Hal ini tentu sangat memprihatinkan dan tamparan bagi kita semua, apalagi data dari KPA Nasional hingga Juni 2013 menunjukkan ada 1.996 kasus infeksi HIV baru pada usia 15-24 tahun. Sementara jumlah penderita penyakit AIDS sejak 2008 hingga Juni 2013 adalah 28,8 persen penduduk Indonesia pada rentang usia 20-29 tahun (kompas). Lantas, apakah KPA menggelar aksi Pekan Kondom Nasional akan dapat memberi kontribusi yang diharapkan agar semakin sedikitnya penularan penyakit AIDS tersebut?

Tentunya hal ini menuakan kontroversi di mata masyarakat (baca; mahasiswa), kebanyakan aksi tersebut diselenggarakan oleh LDK (Lembaga Dakwah Kampus) diberbagai Universitas yang berunjuk rasa keras menolak terkait PKN (bagi-bagi kondom) yang bahkan mengeluarkan uang sebesar 25 M. Tentunya mereka berantusias mengeksplorisasi akan berdampak buruk yang justru mengakibatkan terjadinya free sex. Seperti inilah setiap ada penyelesaian masalah di negeri ini yang justru yang ada permasalahan semakin besar. Lalu, inikah solusi tepat yang Menkes laksanakan?

Dengan menggelar aksi PKN, mungkin mereka berpikir bahwa dengan membagi kondom secara gratis(tis) kepada kelompok resiko yang peneluran AIDS tertinggi bisa menyetop AIDS. Padahal, dengan menggelar aksi tersebut beraarti mengajak masyarakat akan seks bebas. Karena jelas penyebaran AIDS adalah seks bebas.

Sejumlah pakar meragukan tidak selamanya kondom dapat mencegah penularan HIV/AIDS. Salah seorang pakar di negeri ini tentang penggunaan kondom sebagai pelindung dan sebagai penangkal penyebaran virus HIV/AIDS adalah Prof. Dr. dr. H. Dadang Hawari. Guru Besar Tetap Fakultas Kedokteran Universitas Indonesia akan fakta ilmiah tersebut. bahwa beliau mengatakan di Indonesia, masih saja ada kelompok masyarakat yang menyatakan kondom seratus persen aman. Padahal, kenyataannya tidaklah demikian. Survei di lapangan dan penelitian di laboratorium membuktikan bahwa penggunaan kondom hanya dapat mereduksi resiko penularan, tetapi tidak dapat menghilangkan sama sekali resiko penularan virus HIV/AIDS.” Lalu bagaimana remaja yang disasar oleh PKN ini yang mungkin mereka  mikir  bahwa ngeseks aman kalau pake kondom? Bukan hanya itu, hal ini pun  dapat menguntungkan perusahan pencipta kondom tersebut?

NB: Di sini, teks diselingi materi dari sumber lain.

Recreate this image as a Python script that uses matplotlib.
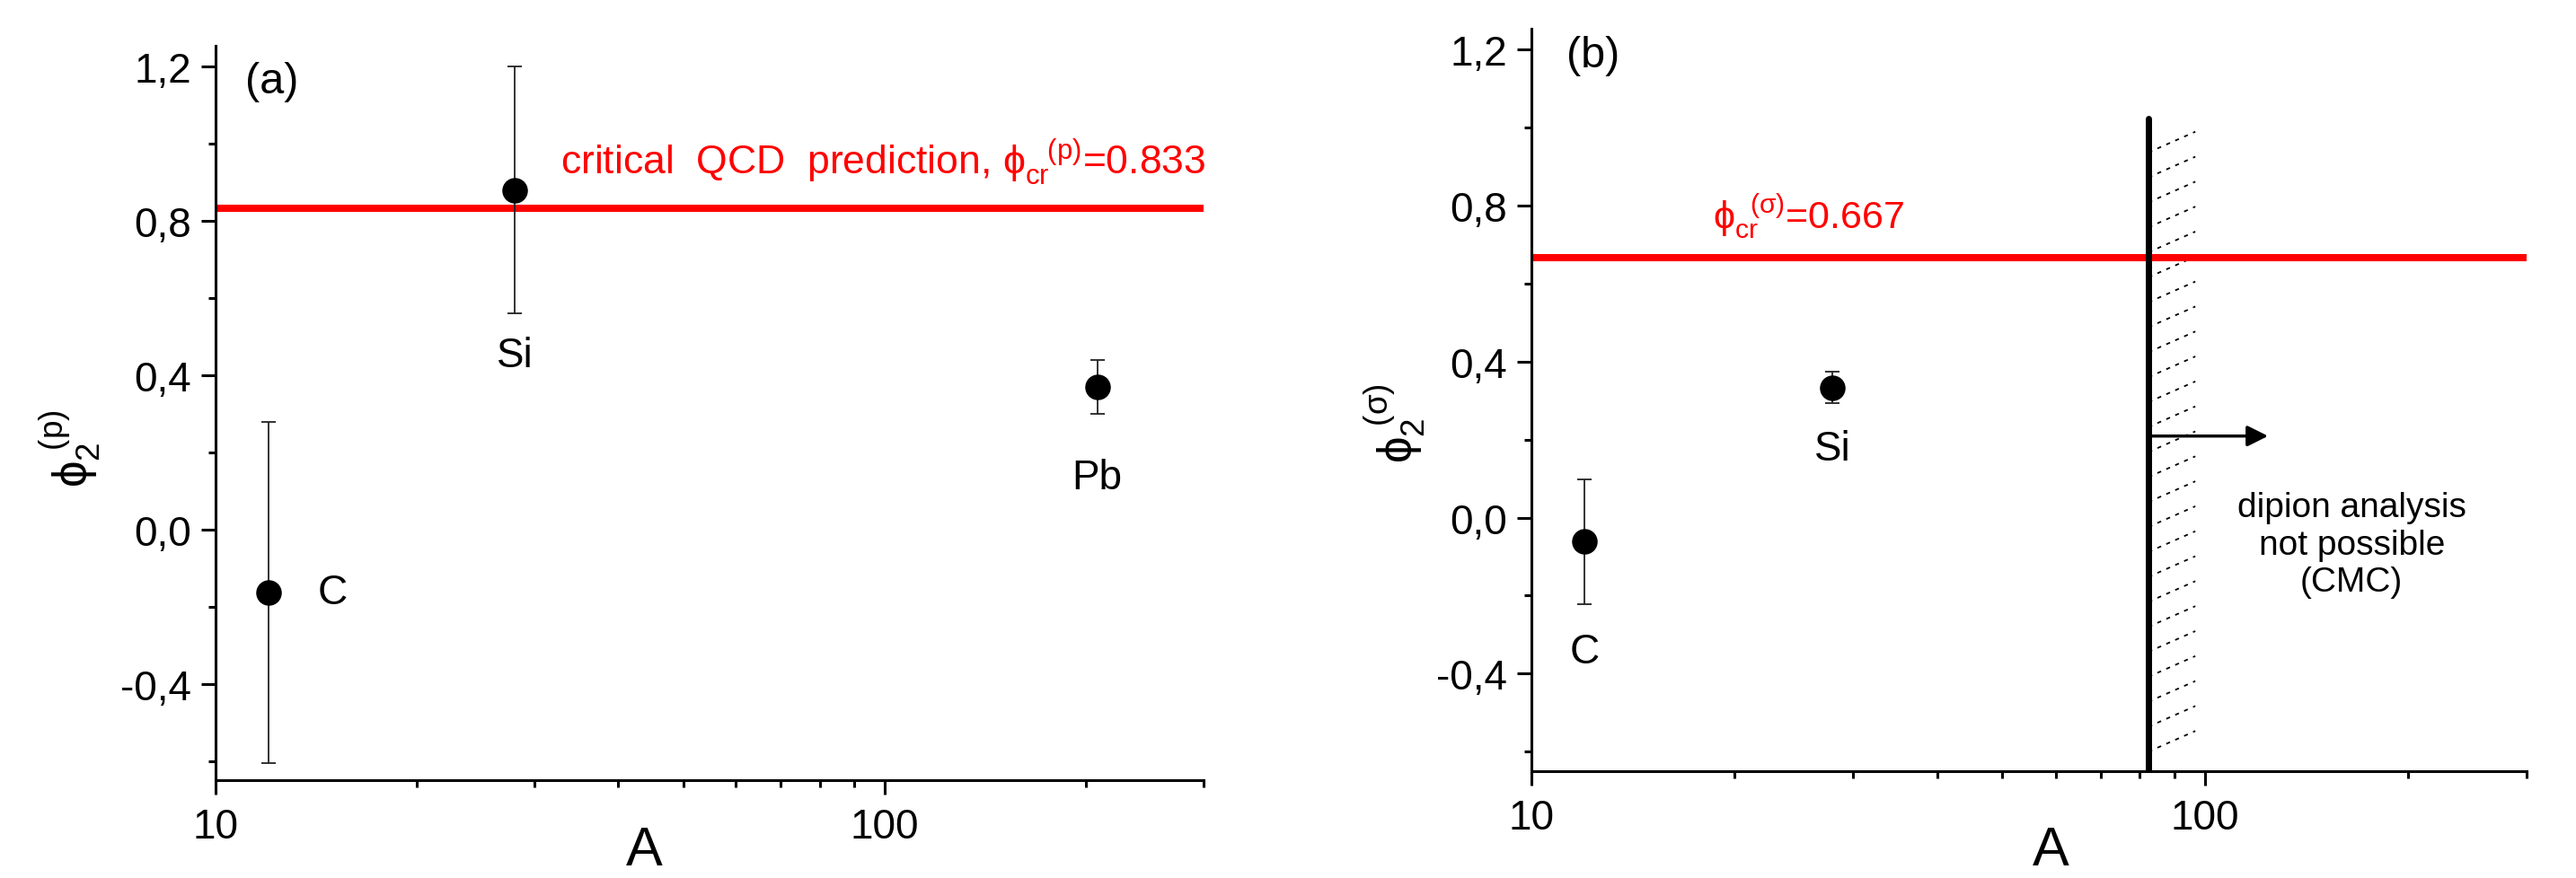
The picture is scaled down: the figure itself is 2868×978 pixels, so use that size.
import numpy as np
import matplotlib
matplotlib.use("Agg")
import matplotlib.pyplot as plt

plt.rcParams['font.family'] = ['Liberation Sans', 'DejaVu Sans']
plt.rcParams['mathtext.fontset'] = 'custom'
plt.rcParams['mathtext.rm'] = 'Liberation Sans'
plt.rcParams['mathtext.it'] = 'Liberation Sans'
plt.rcParams['mathtext.fallback'] = 'stixsans'

# ---------------- data ----------------
nuclei_a = ['C', 'Si', 'Pb']
A_a = [12, 28, 208]
phi_a = [-0.163, 0.879, 0.369]
err_a = [0.442, 0.32, 0.07]
phi_cr_p = 0.833

nuclei_b = ['C', 'Si']
A_b = [12, 28]
phi_b = [-0.062, 0.333]
err_b = [0.159, 0.04]
phi_cr_s = 0.667

A_cut = 82.4          # dipion analysis limit
A_hatch_end = 96.7
cut_top = 1.022
arrow_y = 0.209
arrow_end = 124

yticks = [-0.4, 0.0, 0.4, 0.8, 1.2]
ytick_labels = ['-0,4', '0,0', '0,4', '0,8', '1,2']
yminor = [-0.6, -0.2, 0.2, 0.6, 1.0]
xticks = [10, 100]
xtick_labels = ['10', '100']
ylim = (-0.65, 1.253)
xlim = (10, 300)

W, H = 2868, 979
fig = plt.figure(figsize=(W / 100, H / 100), dpi=100)


def px_axes(l, r, t, b):
    return [l / W, 1 - b / H, (r - l) / W, (b - t) / H]


axa = fig.add_axes(px_axes(240, 1340, 52, 870))
axb = fig.add_axes(px_axes(1705, 2813, 33, 860))


def style(ax):
    ax.set_xscale('log')
    ax.set_xlim(*xlim)
    ax.set_ylim(*ylim)
    for s in ['top', 'right']:
        ax.spines[s].set_visible(False)
    for s in ['left', 'bottom']:
        ax.spines[s].set_linewidth(2.2)
    ax.set_xticks(xticks)
    ax.set_xticklabels(xtick_labels)
    ax.set_xticks([v * d for d in (10, 100) for v in range(2, 10) if v * d <= 300], minor=True)
    ax.set_xticklabels([], minor=True)
    ax.set_yticks(yticks)
    ax.set_yticklabels(ytick_labels)
    ax.set_yticks(yminor, minor=True)
    ax.tick_params(which='major', direction='out', length=11.5, width=2.2, labelsize=33)
    ax.tick_params(which='minor', direction='out', length=6, width=2.2)
    ax.tick_params(axis='x', which='major', pad=10)
    ax.tick_params(axis='y', which='major', pad=8)


style(axa)
style(axb)

# axis titles
fig.text(717 / W, 1.5 / H, 'A', fontsize=44, ha='center', va='bottom')
fig.text(2283 / W, 1.5 / H, 'A', fontsize=44, ha='center', va='bottom')
fig.text(78 / W, 1 - 500 / H, r'$\phi_2^{\;(p)}$', fontsize=38, rotation=90,
         ha='center', va='center')
fig.text(1553 / W, 1 - 472 / H, r'$\phi_2^{\;(\sigma)}$', fontsize=38, rotation=90,
         ha='center', va='center')

eb_kw = dict(fmt='o', color='black', ms=19.5, ecolor='#222222', elinewidth=1.3,
             capsize=6, capthick=1.3, zorder=3)

# ---- panel (a) ----
axa.axhline(phi_cr_p, color='#ff0000', lw=5.8, zorder=2)
axa.errorbar(A_a, phi_a, yerr=err_a, **eb_kw)
axa.text(14.2, phi_a[0], nuclei_a[0], fontsize=33, va='center', ha='left')
axa.text(A_a[1], 0.451, nuclei_a[1], fontsize=33, va='center', ha='center')
axa.text(A_a[2], 0.135, nuclei_a[2], fontsize=33, va='center', ha='center')
axa.text(12.15, 1.16, '(a)', fontsize=35, va='center', ha='center')
axa.text(32.8, 0.953,
         r'critical  QCD  prediction, $\phi_{cr}^{\;\;\;(p)}$=0.833',
         color='#ff0000', fontsize=32, va='center', ha='left')

# ---- panel (b) ----
axb.axhline(phi_cr_s, color='#ff0000', lw=5.8, zorder=2)
axb.errorbar(A_b, phi_b, yerr=err_b, **eb_kw)
axb.text(A_b[0], -0.343, nuclei_b[0], fontsize=33, va='center', ha='center')
axb.text(A_b[1], 0.175, nuclei_b[1], fontsize=33, va='center', ha='center')
axb.text(12.33, 1.186, '(b)', fontsize=35, va='center', ha='center')
axb.text(18.6, 0.772, r'$\phi_{cr}^{\;\;(\sigma)}$=0.667',
         color='#ff0000', fontsize=31, va='center', ha='left')

# hatched band
hatch_rise = 0.053
for y0 in np.arange(-0.60, 0.96, 0.064):
    axb.plot([A_cut, A_hatch_end], [y0, y0 + hatch_rise], color='black',
             lw=1.3, ls=(0, (2.5, 3.5)), zorder=1)
axb.plot([A_cut, A_cut], [ylim[0], cut_top], color='black', lw=5,
         solid_capstyle='round', zorder=4)
axb.annotate('', xy=(arrow_end, arrow_y), xytext=(A_cut, arrow_y),
             arrowprops=dict(arrowstyle='-|>', color='black', lw=2.5,
                             mutation_scale=35, shrinkA=0, shrinkB=0), zorder=5)
axb.text(165, -0.069, 'dipion analysis\nnot possible\n(CMC)', fontsize=28,
         va='center', ha='center', multialignment='center', linespacing=1.2)

fig.savefig('out.png', dpi=100)
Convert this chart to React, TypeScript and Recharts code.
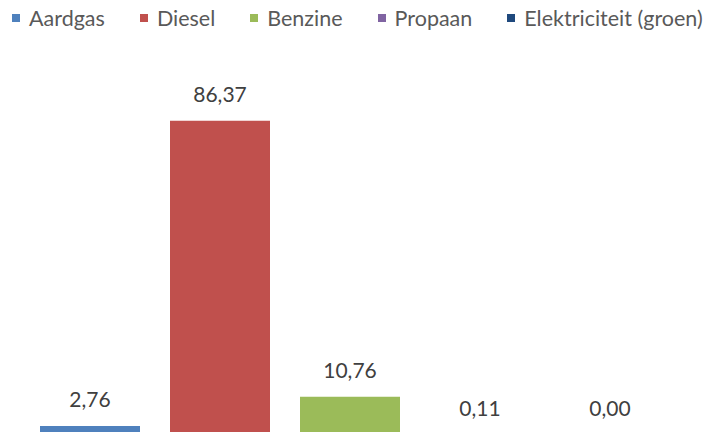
import { BarChart, Bar, XAxis, YAxis, Cell, LabelList } from "recharts";

const categories = ["Aardgas", "Diesel", "Benzine", "Propaan", "Elektriciteit (groen)"];
const shares = [2.76, 86.37, 10.76, 0.11, 0.0];
const colors = ["#4F81BD", "#C0504D", "#9BBB59", "#8064A2", "#1F497D"];

const data = categories.map((name, i) => ({ name, value: shares[i] }));

const fmt = (v: number) => Number(v).toFixed(2).replace(".", ",");

const FONT = "Lato, 'Liberation Sans', sans-serif";

const ChartLegend = () => (
  <div
    style={{
      position: "absolute",
      top: 6,
      left: 12,
      display: "flex",
      gap: 35,
      fontFamily: FONT,
      fontSize: 21.5,
      color: "#595959",
      lineHeight: "24px",
      whiteSpace: "nowrap",
    }}
  >
    {categories.map((c, i) => (
      <div key={c} style={{ display: "flex", alignItems: "center" }}>
        <span
          style={{
            display: "inline-block",
            width: 8,
            height: 8,
            background: colors[i],
            marginRight: 9,
          }}
        />
        <span>{c}</span>
      </div>
    ))}
  </div>
);

export default function App() {
  return (
    <div
      style={{
        position: "absolute",
        left: 0,
        top: 0,
        width: 703,
        height: 432,
        overflow: "hidden",
        background: "#fff",
      }}
    >
      <ChartLegend />
      <BarChart
        width={703}
        height={440}
        data={data}
        margin={{ top: 71, right: 28, bottom: 4, left: 25 }}
      >
        <XAxis dataKey="name" hide />
        <YAxis hide domain={[0, 100]} />
        <Bar dataKey="value" barSize={100} minPointSize={1} isAnimationActive={false}>
          {data.map((d, i) => (
            <Cell key={d.name} fill={colors[i]} />
          ))}
          <LabelList
            dataKey="value"
            position="top"
            offset={19}
            formatter={(v: any) => fmt(v)}
            style={{ fill: "#404040", fontFamily: FONT, fontSize: 21 }}
          />
        </Bar>
      </BarChart>
    </div>
  );
}
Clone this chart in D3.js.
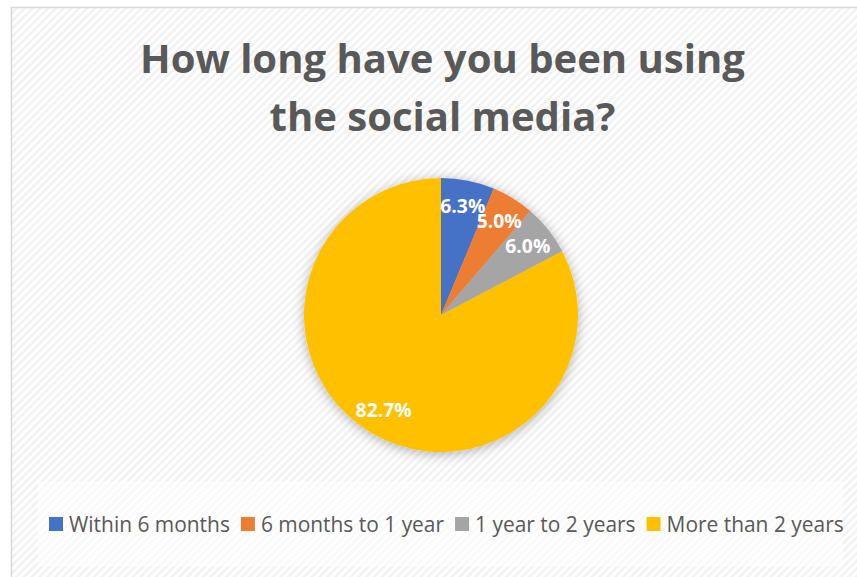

Sebagai masyarakat peduli akan penularan virus HIV/AIDS, berbagai macam cara untuk mengeskplorisasi bentuk kepeduliannya tersebut. Yang sebagiamana pencegahan adalah lebih utama. Lalu, bagaimana dengan adanya aksi Pekan Kondom Nasional yang sudah dilaksanakan. Semua telah menunjukan kepeduliannya. pertanyaannya siapa yang harus disalahkan? Tanyakan saja pada rumput yang bergoyang.